Recent interest in bankruptcy problem has stemmed in part from the fact that such questions were being looked at nearly 1000 years ago in the Talmud. Recent work (1980's) by the game theorists Barry O'Neill (political science), Robert Aumann, and Michael Maschler (recently deceased) showed a new solution to the bankruptcy problem which is very elegant. It obeys the fairness condition that if one looks at how the algorithm developed by Aumann and Maschler resolves bankruptcies, it has the property that the amount given collectively to two claimants X and Y (there are many) divides that amount given to X and Y in the way it would be distributed using the "contested garment rule." The idea behind the algorithm is that it divides the claims be asked by each claimant in half. At first an attempt is made to pay off this amount (half the claims) with respect to Maimonides method (gains). If there is still more left to distribute, it is used to try to equalize loses with respect to the Maimonides loss method.

Here are some brief remarks about some of the methods that have been developed to solve bankruptcy problems. Let us the first example above to illustrate these these methods.

Example:
  A B Estate = 50
Verified claims 20 140  



Method 1 (Entity equity; gains)

A gets 25, and B gets 25.

Comment: This method seems strange since one of the claimants got more than he/she claimed. So usually, we assume in bankruptcy problems that no claimant gets more than he/she claimed.

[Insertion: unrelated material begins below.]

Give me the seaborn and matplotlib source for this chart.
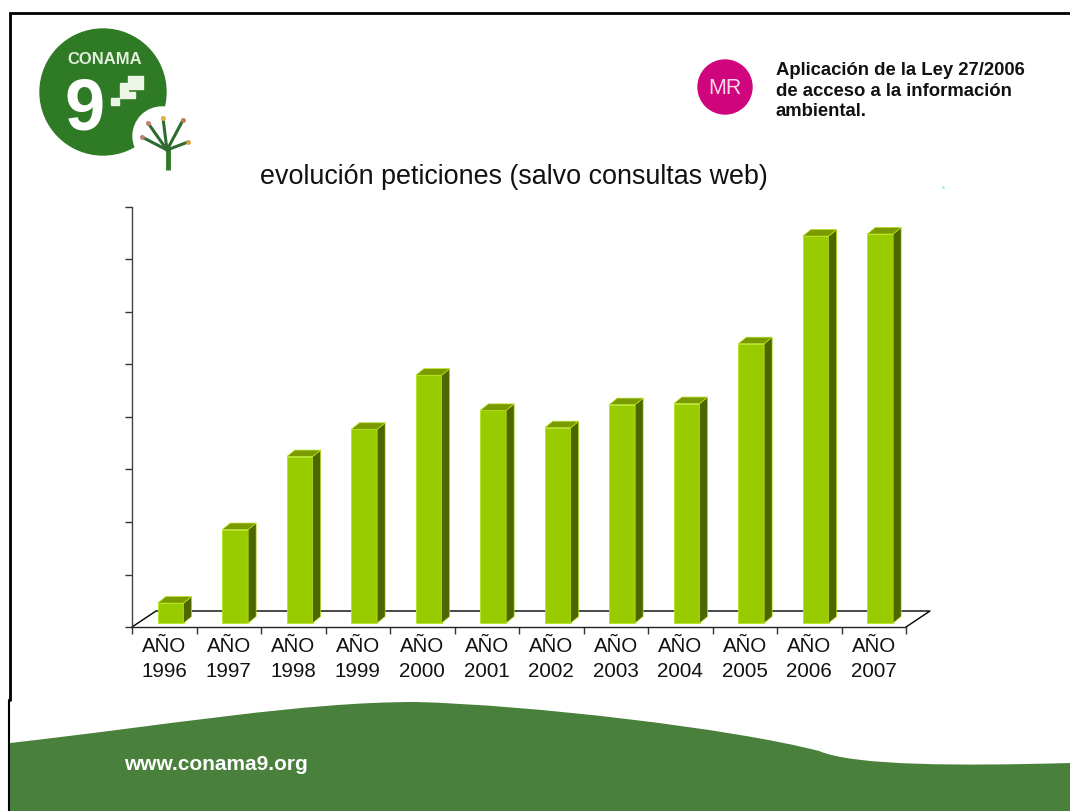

Method 2 (Maimonides gain) (Idea: treat claimants as equally as possible but don't give any claimant more than he/she claimed.)

A gets 20 and B gets 30.

Method 3 (Entity equity, loss) (Idea: Claimants incur the same loss even it means augmenting E to make losses equal)

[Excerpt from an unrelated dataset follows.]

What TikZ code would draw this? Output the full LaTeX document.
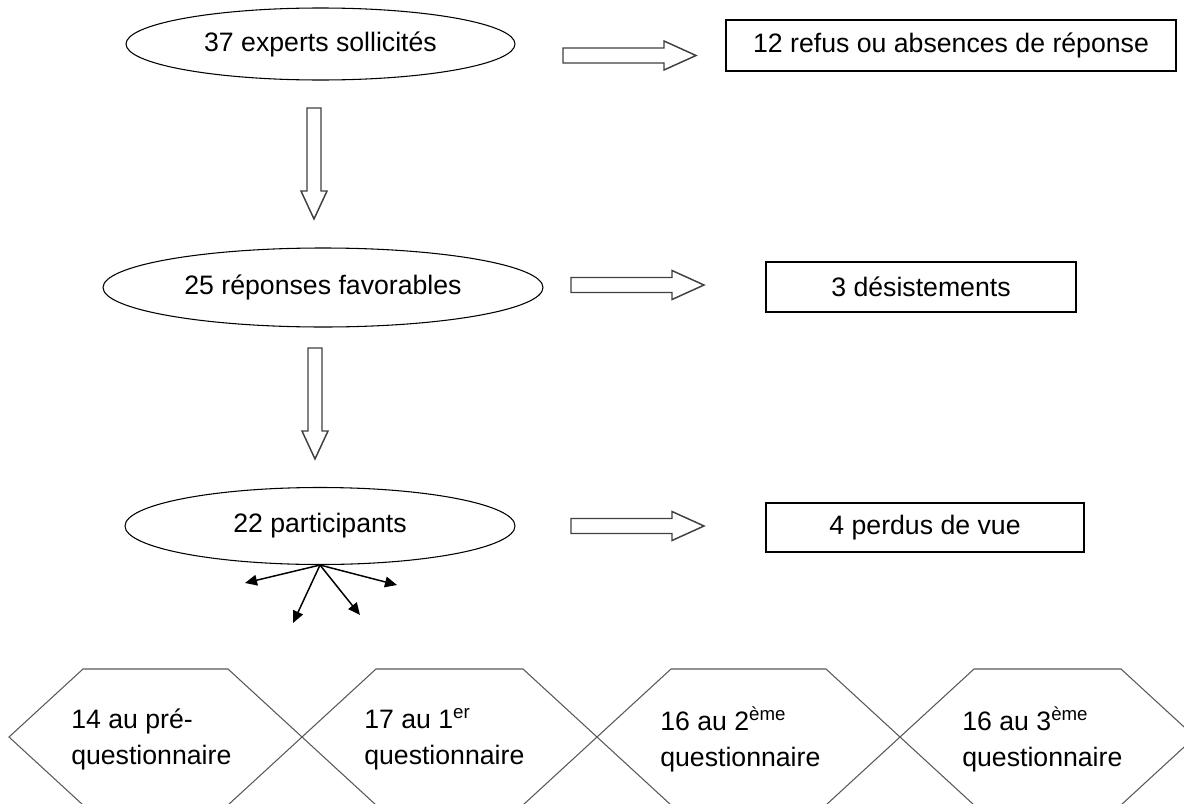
\documentclass[tikz,border=0pt]{standalone}
\usepackage{fontspec}
\setmainfont{Liberation Sans}
\usetikzlibrary{shapes.geometric, arrows.meta}

\begin{document}
\begin{tikzpicture}[x=0.75pt, y=-0.75pt,
		every node/.style={font=\fontsize{20}{27}\selectfont, inner sep=0pt},
		stage/.style={draw, ellipse, line width=0.8pt},
		loss/.style={draw, rectangle, line width=0.8pt},
		blockarrow/.style={draw=black!75, line width=1.1pt, fill=white},
		hexa/.style={draw=black!65, line width=0.8pt}]
		\useasboundingbox (0,0) rectangle (1184,803);
		
		% stages
		\node[stage, minimum width=291.75pt, minimum height=54pt] (p1) at (320.5,44) {37 experts sollicités};
		\node[stage, minimum width=330pt, minimum height=59.25pt] (p2) at (323,287.5) {25 réponses favorables};
		\node[stage, minimum width=292.5pt, minimum height=57.75pt] (p3) at (320,526) {22 participants};
		
		% losses
		\node[loss, minimum width=337.5pt, minimum height=38.25pt] (r1) at (951,45.5) {12 refus ou absences de réponse};
		\node[loss, minimum width=232.5pt, minimum height=37.5pt] (r2) at (921,287) {3 désistements};
		\node[loss, minimum width=238.5pt, minimum height=36.75pt] (r3) at (925,527.5) {4 perdus de vue};
		
		% block arrows to the right
		\foreach \x/\y in {563/55.5, 571/285, 571/526}{
			\draw[blockarrow] (\x,\y-7.5) -- ++(101,0) -- ++(0,-7) -- ++(32,14.5) -- ++(-32,14.5) -- ++(0,-7) -- ++(-101,0) -- cycle;
		}
		
		% block arrows downwards
		\foreach \x/\y in {314/108, 315/348}{
			\draw[blockarrow] (\x-7,\y) -- ++(0,83) -- ++(-6,0) -- ++(13,28) -- ++(13,-28) -- ++(-6,0) -- ++(0,-83) -- cycle;
		}
		
		% split of the participants
		\coordinate (s1) at (245,583);
		\coordinate (s2) at (293,623);
		\coordinate (s3) at (360,615);
		\coordinate (s4) at (397,585);
		\foreach \s in {s1,s2,s3,s4}{
			\draw[line width=1.1pt, -{Triangle[length=9pt, width=8pt]}] (p3.south) -- (\s);
		}
		
		% questionnaires
		\foreach \l/\w in {9/293, 302/295, 597/303, 900/295}{
			\draw[hexa] (\l,737) -- (\l+74,669) -- (\l+\w-74,669) -- (\l+\w,737) -- (\l+\w-74,805) -- (\l+74,805) -- cycle;
		}
		\node[anchor=west, align=left] (q1) at (71,739) {14 au pré-\\questionnaire};
		\node[anchor=west, align=left] (q2) at (364,739) {17 au 1\textsuperscript{er}\\questionnaire};
		\node[anchor=west, align=left] (q3) at (660,739) {16 au 2\textsuperscript{ème}\\questionnaire};
		\node[anchor=west, align=left] (q4) at (962,739) {16 au 3\textsuperscript{ème}\\questionnaire};
	\end{tikzpicture}
\end{document}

A gets -35 and B gets 85 (each loses 55)

Method 4 (Maimonides loss) (Idea: Claimants are teated as equally as possible from the point of view of equalizing loss)

A gets nothing and B gets 50.

Method 5 (Contested garment rule) (Each claimant given their uncontested claim and whatever is left if anything is split equally.)

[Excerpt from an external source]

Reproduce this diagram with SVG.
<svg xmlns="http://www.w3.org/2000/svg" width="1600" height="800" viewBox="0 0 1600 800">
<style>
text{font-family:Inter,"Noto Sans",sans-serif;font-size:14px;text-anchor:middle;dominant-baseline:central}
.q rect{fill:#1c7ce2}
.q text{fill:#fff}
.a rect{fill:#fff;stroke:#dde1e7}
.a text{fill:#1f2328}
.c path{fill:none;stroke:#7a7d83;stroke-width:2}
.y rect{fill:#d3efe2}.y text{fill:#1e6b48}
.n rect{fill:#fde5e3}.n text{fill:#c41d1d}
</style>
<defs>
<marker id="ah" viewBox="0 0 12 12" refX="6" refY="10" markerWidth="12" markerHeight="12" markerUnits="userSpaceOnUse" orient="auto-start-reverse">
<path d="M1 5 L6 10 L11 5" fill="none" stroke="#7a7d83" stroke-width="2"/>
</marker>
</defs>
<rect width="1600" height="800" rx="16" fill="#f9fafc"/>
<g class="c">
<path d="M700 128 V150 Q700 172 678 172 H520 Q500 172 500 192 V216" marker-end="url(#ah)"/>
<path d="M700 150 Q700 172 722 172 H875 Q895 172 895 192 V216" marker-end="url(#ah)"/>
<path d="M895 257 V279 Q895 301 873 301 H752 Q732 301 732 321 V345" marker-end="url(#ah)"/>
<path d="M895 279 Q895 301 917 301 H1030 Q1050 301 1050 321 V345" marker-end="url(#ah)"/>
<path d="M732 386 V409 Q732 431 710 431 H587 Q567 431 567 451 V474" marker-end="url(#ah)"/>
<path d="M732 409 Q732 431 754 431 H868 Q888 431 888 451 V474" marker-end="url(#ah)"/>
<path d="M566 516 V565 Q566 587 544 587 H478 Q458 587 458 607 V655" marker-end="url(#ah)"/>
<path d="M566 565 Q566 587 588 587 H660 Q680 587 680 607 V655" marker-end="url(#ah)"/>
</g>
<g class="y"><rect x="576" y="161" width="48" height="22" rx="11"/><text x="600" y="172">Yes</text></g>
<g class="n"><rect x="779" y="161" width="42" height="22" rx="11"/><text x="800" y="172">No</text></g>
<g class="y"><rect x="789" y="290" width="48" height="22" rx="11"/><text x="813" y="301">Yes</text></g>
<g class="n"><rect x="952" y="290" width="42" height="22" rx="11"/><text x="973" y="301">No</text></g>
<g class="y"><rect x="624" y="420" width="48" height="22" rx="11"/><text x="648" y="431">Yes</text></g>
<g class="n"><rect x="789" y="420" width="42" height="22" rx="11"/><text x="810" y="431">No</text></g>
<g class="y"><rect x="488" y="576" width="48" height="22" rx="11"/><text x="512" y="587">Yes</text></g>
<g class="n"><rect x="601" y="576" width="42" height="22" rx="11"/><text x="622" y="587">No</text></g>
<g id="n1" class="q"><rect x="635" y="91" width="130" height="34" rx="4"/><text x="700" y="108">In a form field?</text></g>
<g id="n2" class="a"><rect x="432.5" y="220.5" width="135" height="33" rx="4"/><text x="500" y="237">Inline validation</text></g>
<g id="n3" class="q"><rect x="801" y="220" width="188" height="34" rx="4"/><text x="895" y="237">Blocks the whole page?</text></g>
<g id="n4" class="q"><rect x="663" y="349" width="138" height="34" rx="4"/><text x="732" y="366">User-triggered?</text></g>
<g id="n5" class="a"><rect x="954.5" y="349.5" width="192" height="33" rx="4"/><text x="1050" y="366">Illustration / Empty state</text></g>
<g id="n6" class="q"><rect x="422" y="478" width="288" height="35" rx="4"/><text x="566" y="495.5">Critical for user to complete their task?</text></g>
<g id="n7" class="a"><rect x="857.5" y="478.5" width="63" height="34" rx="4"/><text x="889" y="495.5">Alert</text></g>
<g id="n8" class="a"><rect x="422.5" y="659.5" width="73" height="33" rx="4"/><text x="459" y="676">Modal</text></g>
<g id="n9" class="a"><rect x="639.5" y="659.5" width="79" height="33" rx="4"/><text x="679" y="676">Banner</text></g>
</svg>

A's uncontested claim against B is 0. B's uncontested claim against A is 30.

So: A gets 10 and B gets 40.

Method 6 (Shapley value:) Idea: average over all permutations of the claimants given their "rewards" from right to left.

Order AB, B gets 50 and A gets nothing
Order BA, A gets 20 and B gets 30.

So A's mean is (0 + 20)/2 = 10
B's mean is (50 + 30)/2 = 40.

A gets 10 and B gets 40.

Method 7: (Proportionality of Gain)

A gets (20/160)(50) and B gets (140/160)(50)

Method 8 (Proportionality of Loss)

Gives same result as proportionality of gains. (This is a general theorem.)

Method 9 (Return c cents per dollar.)

Use algebra to find how much each claimant is given if they are returned c cents for every dollar claimed.

Method 10 (Find present value of the estate E allowed to grow in value to where it will pay off all the claims)

One can compute how long (how much time) it will take at the current interest rate for E to grow to the size of the sum of the claims. Now pay off claimants based on the present value of the amounts claimed at that future time.

Unlike apportionment where only Hamilton and Webster's methods are likely to be discovered by students on their "own," students typically have a great variety of ideas about how to solve bankruptcy problems.

Additional interesting insights can be obtained (case of 2 claimants) by plotting the amount given to A and B on the x and y axis and plotting appropriate lines and inequalities.

References:

Aumann, Robert J. and Maschler, Michael, 1985. "Game theoretic analysis of a bankruptcy problem from the Talmud," Journal of Economic Theory, Elsevier, vol. 36(2), pages 195-213

O'Neill, Barry, 1982. "A problem of rights arbitration from the Talmud," Mathematical Social Sciences, Elsevier, vol. 2(4), pages 345-371,

William Thomson, 2001. "On the axiomatic method and its recent applications to game theory and resource allocation," Social Choice and Welfare, Springer, vol. 18(2), pages 327-386.